__Directive__
Please print exactly the lines below, from the start of the material up to and including the line with "plt.rcParams['axes.unicode_minus'] = False", but none of the pictures.

__Given data__

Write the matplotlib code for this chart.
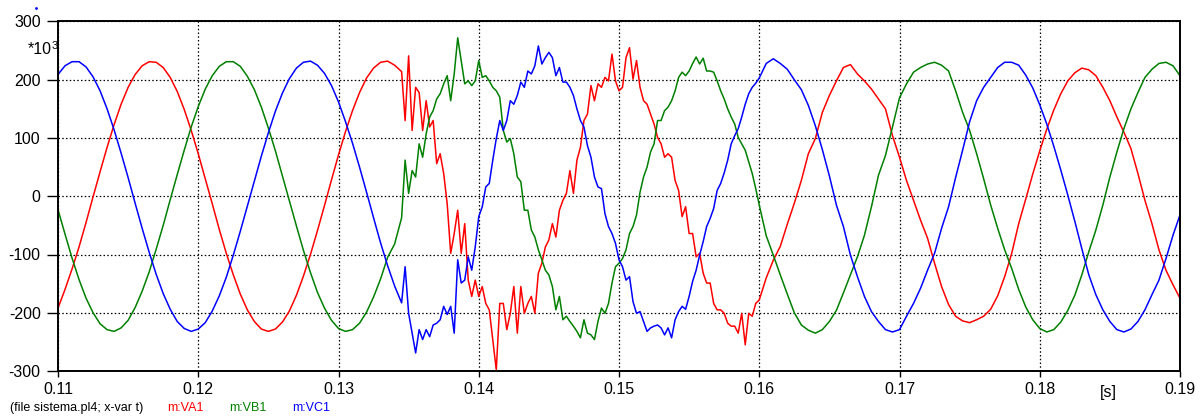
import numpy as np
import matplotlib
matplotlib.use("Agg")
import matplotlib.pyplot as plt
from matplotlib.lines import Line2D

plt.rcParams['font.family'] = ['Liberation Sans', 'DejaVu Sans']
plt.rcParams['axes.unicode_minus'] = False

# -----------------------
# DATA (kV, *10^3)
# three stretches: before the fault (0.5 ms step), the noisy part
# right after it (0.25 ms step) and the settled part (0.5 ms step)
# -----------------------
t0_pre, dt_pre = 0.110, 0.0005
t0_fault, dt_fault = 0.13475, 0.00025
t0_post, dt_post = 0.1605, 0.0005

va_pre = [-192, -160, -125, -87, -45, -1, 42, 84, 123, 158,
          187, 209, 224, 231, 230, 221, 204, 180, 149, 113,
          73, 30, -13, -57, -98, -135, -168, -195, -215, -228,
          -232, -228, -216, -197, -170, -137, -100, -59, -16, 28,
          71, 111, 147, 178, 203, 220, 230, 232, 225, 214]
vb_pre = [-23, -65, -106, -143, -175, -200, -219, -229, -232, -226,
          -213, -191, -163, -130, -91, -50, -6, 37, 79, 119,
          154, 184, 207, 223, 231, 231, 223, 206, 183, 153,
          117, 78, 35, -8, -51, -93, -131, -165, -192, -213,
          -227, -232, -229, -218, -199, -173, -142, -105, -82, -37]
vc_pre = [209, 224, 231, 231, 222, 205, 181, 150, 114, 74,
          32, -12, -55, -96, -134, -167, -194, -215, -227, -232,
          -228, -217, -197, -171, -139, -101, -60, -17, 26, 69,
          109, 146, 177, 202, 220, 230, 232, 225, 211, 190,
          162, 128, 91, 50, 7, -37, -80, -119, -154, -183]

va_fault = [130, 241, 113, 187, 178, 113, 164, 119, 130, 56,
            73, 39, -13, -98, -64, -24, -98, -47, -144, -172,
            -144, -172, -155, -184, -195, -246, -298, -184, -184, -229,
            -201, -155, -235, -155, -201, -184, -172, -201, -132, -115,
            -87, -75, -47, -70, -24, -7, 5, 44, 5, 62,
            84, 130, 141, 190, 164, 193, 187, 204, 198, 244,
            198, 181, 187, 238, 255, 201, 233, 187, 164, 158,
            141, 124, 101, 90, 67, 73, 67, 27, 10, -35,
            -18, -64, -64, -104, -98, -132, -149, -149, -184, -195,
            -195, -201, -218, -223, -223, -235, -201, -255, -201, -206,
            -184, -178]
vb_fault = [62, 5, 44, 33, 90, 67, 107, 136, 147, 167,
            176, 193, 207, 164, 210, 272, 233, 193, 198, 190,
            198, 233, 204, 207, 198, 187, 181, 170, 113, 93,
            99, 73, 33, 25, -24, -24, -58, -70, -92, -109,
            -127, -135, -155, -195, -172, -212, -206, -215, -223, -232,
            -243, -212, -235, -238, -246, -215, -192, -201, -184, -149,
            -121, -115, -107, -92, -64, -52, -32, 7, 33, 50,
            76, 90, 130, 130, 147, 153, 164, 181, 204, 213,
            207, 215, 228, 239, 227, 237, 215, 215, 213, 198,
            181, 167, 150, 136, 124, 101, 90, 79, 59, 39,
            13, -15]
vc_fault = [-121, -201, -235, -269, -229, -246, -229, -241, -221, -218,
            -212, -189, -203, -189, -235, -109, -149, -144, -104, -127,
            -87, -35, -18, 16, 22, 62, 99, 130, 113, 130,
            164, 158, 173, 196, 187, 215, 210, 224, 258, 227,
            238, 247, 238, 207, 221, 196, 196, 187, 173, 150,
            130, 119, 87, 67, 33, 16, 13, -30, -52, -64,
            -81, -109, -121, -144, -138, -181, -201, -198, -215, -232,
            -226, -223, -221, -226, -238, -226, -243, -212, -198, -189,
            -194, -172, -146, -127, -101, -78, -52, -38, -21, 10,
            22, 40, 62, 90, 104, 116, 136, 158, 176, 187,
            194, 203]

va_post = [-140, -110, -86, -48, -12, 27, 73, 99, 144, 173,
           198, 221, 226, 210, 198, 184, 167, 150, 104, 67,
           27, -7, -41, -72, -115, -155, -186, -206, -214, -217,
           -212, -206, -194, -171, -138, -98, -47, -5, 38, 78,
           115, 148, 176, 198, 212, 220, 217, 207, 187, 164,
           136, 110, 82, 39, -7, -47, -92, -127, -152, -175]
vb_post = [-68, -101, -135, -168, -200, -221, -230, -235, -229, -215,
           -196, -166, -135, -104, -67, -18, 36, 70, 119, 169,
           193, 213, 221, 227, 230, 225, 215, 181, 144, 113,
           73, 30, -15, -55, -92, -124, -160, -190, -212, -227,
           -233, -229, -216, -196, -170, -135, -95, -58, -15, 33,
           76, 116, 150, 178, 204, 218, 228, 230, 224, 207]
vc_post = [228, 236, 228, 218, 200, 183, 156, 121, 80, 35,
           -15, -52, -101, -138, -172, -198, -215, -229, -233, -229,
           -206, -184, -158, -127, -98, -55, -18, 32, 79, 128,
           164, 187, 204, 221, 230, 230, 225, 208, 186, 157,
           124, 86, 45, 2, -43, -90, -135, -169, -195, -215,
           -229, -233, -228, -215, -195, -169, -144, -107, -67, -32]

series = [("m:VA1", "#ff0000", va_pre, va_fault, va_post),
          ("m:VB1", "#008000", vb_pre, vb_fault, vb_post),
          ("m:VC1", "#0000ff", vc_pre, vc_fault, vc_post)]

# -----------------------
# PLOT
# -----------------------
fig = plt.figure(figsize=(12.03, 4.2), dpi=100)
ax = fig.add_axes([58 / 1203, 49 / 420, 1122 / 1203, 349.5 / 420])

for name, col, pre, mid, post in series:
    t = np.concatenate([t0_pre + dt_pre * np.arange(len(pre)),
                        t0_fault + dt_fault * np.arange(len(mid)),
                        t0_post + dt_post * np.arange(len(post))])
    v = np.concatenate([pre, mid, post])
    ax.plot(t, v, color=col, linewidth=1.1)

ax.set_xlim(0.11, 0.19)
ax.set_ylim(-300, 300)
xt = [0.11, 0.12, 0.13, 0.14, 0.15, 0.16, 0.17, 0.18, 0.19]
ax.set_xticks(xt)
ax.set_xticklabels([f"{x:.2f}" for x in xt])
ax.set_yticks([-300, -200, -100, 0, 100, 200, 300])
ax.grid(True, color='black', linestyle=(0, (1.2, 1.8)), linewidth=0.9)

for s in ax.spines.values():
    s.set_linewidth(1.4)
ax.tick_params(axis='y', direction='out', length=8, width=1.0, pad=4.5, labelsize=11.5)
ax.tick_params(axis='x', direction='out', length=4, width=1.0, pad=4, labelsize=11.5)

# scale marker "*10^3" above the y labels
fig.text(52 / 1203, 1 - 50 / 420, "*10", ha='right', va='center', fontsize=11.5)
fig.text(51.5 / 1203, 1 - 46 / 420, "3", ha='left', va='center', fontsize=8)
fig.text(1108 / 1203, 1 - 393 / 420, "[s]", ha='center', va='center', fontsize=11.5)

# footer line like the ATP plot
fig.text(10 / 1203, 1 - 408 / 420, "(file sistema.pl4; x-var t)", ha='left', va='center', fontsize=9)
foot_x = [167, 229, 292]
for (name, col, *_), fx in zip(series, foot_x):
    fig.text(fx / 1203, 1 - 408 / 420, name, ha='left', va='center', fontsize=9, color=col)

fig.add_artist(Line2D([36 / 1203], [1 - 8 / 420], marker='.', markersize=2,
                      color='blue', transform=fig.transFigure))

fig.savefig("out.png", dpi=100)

__Exercise result__
Write the matplotlib code for this chart.
import numpy as np
import matplotlib
matplotlib.use("Agg")
import matplotlib.pyplot as plt
from matplotlib.lines import Line2D

plt.rcParams['font.family'] = ['Liberation Sans', 'DejaVu Sans']
plt.rcParams['axes.unicode_minus'] = False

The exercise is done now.